* [What the task asks]:
Go through the entries below and print each one exactly, leaving out pictures.

* [Data excerpts]:

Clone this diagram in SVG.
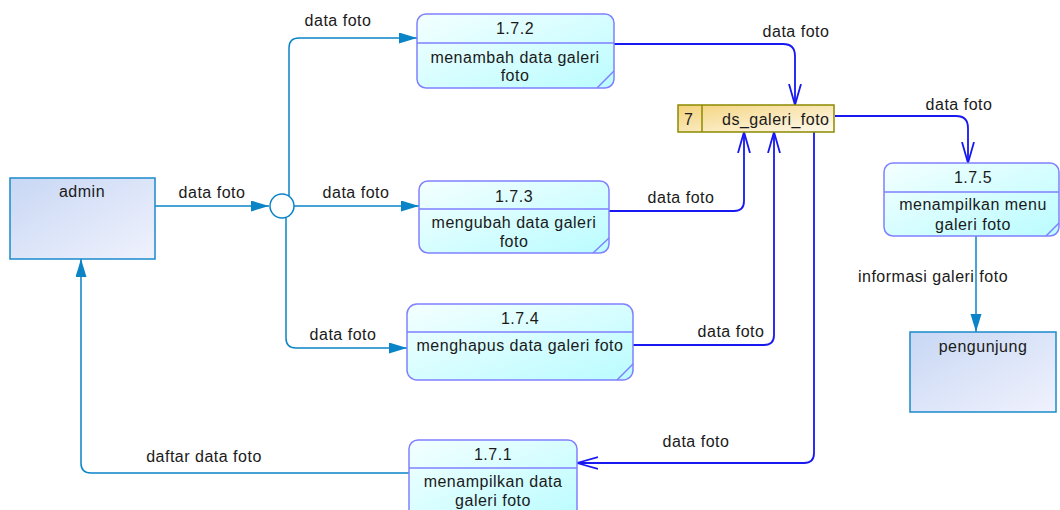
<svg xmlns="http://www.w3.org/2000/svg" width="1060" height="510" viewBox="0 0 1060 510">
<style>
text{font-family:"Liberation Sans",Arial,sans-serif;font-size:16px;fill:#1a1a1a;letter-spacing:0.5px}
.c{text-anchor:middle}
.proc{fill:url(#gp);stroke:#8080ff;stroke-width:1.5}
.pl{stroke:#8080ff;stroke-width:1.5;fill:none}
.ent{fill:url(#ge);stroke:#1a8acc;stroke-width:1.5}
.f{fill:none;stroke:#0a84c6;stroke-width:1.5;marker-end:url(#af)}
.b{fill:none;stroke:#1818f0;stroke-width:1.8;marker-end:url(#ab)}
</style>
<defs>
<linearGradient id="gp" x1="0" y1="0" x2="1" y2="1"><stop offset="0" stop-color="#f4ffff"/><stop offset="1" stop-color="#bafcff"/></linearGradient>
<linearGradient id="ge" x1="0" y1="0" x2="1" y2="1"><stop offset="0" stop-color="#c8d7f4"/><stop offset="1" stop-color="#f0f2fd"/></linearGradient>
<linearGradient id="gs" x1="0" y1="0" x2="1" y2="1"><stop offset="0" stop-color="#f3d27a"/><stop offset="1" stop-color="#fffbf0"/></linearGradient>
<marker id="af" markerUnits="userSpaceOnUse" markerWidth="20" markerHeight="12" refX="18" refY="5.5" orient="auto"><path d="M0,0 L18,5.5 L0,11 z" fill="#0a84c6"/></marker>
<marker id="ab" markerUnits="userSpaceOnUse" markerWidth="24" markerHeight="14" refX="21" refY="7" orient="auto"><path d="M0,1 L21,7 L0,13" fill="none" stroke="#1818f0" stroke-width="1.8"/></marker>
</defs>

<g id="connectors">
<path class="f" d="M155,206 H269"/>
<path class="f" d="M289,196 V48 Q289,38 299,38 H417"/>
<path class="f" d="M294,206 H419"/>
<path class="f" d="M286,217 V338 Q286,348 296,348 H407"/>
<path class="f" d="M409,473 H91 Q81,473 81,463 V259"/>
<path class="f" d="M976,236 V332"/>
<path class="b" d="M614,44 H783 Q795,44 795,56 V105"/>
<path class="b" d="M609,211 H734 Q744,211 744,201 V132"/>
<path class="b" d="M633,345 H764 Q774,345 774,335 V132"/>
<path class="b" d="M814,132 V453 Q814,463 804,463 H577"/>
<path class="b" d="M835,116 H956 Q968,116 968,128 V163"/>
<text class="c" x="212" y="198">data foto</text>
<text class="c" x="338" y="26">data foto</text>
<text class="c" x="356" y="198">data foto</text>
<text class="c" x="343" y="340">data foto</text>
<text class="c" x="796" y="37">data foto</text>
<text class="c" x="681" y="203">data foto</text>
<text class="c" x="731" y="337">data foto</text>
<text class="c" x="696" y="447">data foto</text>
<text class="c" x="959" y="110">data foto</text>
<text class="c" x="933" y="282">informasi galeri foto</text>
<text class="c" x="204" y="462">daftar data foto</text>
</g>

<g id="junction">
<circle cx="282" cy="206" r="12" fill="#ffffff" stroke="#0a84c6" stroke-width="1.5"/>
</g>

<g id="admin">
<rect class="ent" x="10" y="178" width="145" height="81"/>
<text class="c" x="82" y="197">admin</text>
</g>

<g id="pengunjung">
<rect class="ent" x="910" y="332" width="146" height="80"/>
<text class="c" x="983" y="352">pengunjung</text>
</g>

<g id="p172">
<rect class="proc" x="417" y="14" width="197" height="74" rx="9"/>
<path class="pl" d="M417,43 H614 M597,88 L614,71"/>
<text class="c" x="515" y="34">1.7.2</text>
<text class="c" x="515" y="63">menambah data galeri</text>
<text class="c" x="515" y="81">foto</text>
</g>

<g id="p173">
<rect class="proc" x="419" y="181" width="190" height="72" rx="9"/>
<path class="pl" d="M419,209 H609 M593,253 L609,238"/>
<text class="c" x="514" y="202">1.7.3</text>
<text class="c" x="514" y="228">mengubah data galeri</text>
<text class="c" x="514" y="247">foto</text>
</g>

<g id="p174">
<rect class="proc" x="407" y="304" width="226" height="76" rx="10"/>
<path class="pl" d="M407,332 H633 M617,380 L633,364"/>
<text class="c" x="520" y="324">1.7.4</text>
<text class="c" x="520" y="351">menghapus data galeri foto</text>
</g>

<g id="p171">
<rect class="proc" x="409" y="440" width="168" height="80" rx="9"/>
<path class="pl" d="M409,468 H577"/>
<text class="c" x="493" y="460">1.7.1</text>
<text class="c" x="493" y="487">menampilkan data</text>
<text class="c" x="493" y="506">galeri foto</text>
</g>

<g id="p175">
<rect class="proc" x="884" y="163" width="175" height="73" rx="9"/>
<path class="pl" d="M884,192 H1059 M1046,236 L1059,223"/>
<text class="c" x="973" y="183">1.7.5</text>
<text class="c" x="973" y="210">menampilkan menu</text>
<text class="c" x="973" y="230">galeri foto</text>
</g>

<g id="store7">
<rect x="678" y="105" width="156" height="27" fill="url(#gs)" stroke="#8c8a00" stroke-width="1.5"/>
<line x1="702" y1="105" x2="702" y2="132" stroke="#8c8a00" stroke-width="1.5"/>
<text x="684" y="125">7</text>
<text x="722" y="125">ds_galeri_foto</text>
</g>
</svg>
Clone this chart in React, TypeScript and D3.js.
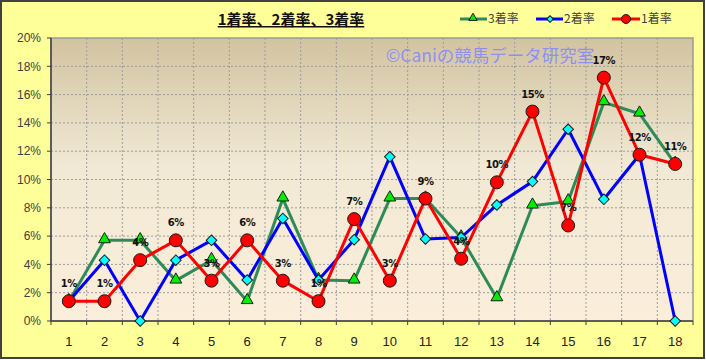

* [Response]:
Clone this diagram in SVG.
<svg xmlns="http://www.w3.org/2000/svg" width="1060" height="510" viewBox="0 0 1060 510">
<style>
text{font-family:"Liberation Sans",Arial,sans-serif;font-size:16px;fill:#1a1a1a;letter-spacing:0.5px}
.c{text-anchor:middle}
.proc{fill:url(#gp);stroke:#8080ff;stroke-width:1.5}
.pl{stroke:#8080ff;stroke-width:1.5;fill:none}
.ent{fill:url(#ge);stroke:#1a8acc;stroke-width:1.5}
.f{fill:none;stroke:#0a84c6;stroke-width:1.5;marker-end:url(#af)}
.b{fill:none;stroke:#1818f0;stroke-width:1.8;marker-end:url(#ab)}
</style>
<defs>
<linearGradient id="gp" x1="0" y1="0" x2="1" y2="1"><stop offset="0" stop-color="#f4ffff"/><stop offset="1" stop-color="#bafcff"/></linearGradient>
<linearGradient id="ge" x1="0" y1="0" x2="1" y2="1"><stop offset="0" stop-color="#c8d7f4"/><stop offset="1" stop-color="#f0f2fd"/></linearGradient>
<linearGradient id="gs" x1="0" y1="0" x2="1" y2="1"><stop offset="0" stop-color="#f3d27a"/><stop offset="1" stop-color="#fffbf0"/></linearGradient>
<marker id="af" markerUnits="userSpaceOnUse" markerWidth="20" markerHeight="12" refX="18" refY="5.5" orient="auto"><path d="M0,0 L18,5.5 L0,11 z" fill="#0a84c6"/></marker>
<marker id="ab" markerUnits="userSpaceOnUse" markerWidth="24" markerHeight="14" refX="21" refY="7" orient="auto"><path d="M0,1 L21,7 L0,13" fill="none" stroke="#1818f0" stroke-width="1.8"/></marker>
</defs>

<g id="connectors">
<path class="f" d="M155,206 H269"/>
<path class="f" d="M289,196 V48 Q289,38 299,38 H417"/>
<path class="f" d="M294,206 H419"/>
<path class="f" d="M286,217 V338 Q286,348 296,348 H407"/>
<path class="f" d="M409,473 H91 Q81,473 81,463 V259"/>
<path class="f" d="M976,236 V332"/>
<path class="b" d="M614,44 H783 Q795,44 795,56 V105"/>
<path class="b" d="M609,211 H734 Q744,211 744,201 V132"/>
<path class="b" d="M633,345 H764 Q774,345 774,335 V132"/>
<path class="b" d="M814,132 V453 Q814,463 804,463 H577"/>
<path class="b" d="M835,116 H956 Q968,116 968,128 V163"/>
<text class="c" x="212" y="198">data foto</text>
<text class="c" x="338" y="26">data foto</text>
<text class="c" x="356" y="198">data foto</text>
<text class="c" x="343" y="340">data foto</text>
<text class="c" x="796" y="37">data foto</text>
<text class="c" x="681" y="203">data foto</text>
<text class="c" x="731" y="337">data foto</text>
<text class="c" x="696" y="447">data foto</text>
<text class="c" x="959" y="110">data foto</text>
<text class="c" x="933" y="282">informasi galeri foto</text>
<text class="c" x="204" y="462">daftar data foto</text>
</g>

<g id="junction">
<circle cx="282" cy="206" r="12" fill="#ffffff" stroke="#0a84c6" stroke-width="1.5"/>
</g>

<g id="admin">
<rect class="ent" x="10" y="178" width="145" height="81"/>
<text class="c" x="82" y="197">admin</text>
</g>

<g id="pengunjung">
<rect class="ent" x="910" y="332" width="146" height="80"/>
<text class="c" x="983" y="352">pengunjung</text>
</g>

<g id="p172">
<rect class="proc" x="417" y="14" width="197" height="74" rx="9"/>
<path class="pl" d="M417,43 H614 M597,88 L614,71"/>
<text class="c" x="515" y="34">1.7.2</text>
<text class="c" x="515" y="63">menambah data galeri</text>
<text class="c" x="515" y="81">foto</text>
</g>

<g id="p173">
<rect class="proc" x="419" y="181" width="190" height="72" rx="9"/>
<path class="pl" d="M419,209 H609 M593,253 L609,238"/>
<text class="c" x="514" y="202">1.7.3</text>
<text class="c" x="514" y="228">mengubah data galeri</text>
<text class="c" x="514" y="247">foto</text>
</g>

<g id="p174">
<rect class="proc" x="407" y="304" width="226" height="76" rx="10"/>
<path class="pl" d="M407,332 H633 M617,380 L633,364"/>
<text class="c" x="520" y="324">1.7.4</text>
<text class="c" x="520" y="351">menghapus data galeri foto</text>
</g>

<g id="p171">
<rect class="proc" x="409" y="440" width="168" height="80" rx="9"/>
<path class="pl" d="M409,468 H577"/>
<text class="c" x="493" y="460">1.7.1</text>
<text class="c" x="493" y="487">menampilkan data</text>
<text class="c" x="493" y="506">galeri foto</text>
</g>

<g id="p175">
<rect class="proc" x="884" y="163" width="175" height="73" rx="9"/>
<path class="pl" d="M884,192 H1059 M1046,236 L1059,223"/>
<text class="c" x="973" y="183">1.7.5</text>
<text class="c" x="973" y="210">menampilkan menu</text>
<text class="c" x="973" y="230">galeri foto</text>
</g>

<g id="store7">
<rect x="678" y="105" width="156" height="27" fill="url(#gs)" stroke="#8c8a00" stroke-width="1.5"/>
<line x1="702" y1="105" x2="702" y2="132" stroke="#8c8a00" stroke-width="1.5"/>
<text x="684" y="125">7</text>
<text x="722" y="125">ds_galeri_foto</text>
</g>
</svg>
Clone this chart in React, TypeScript and D3.js.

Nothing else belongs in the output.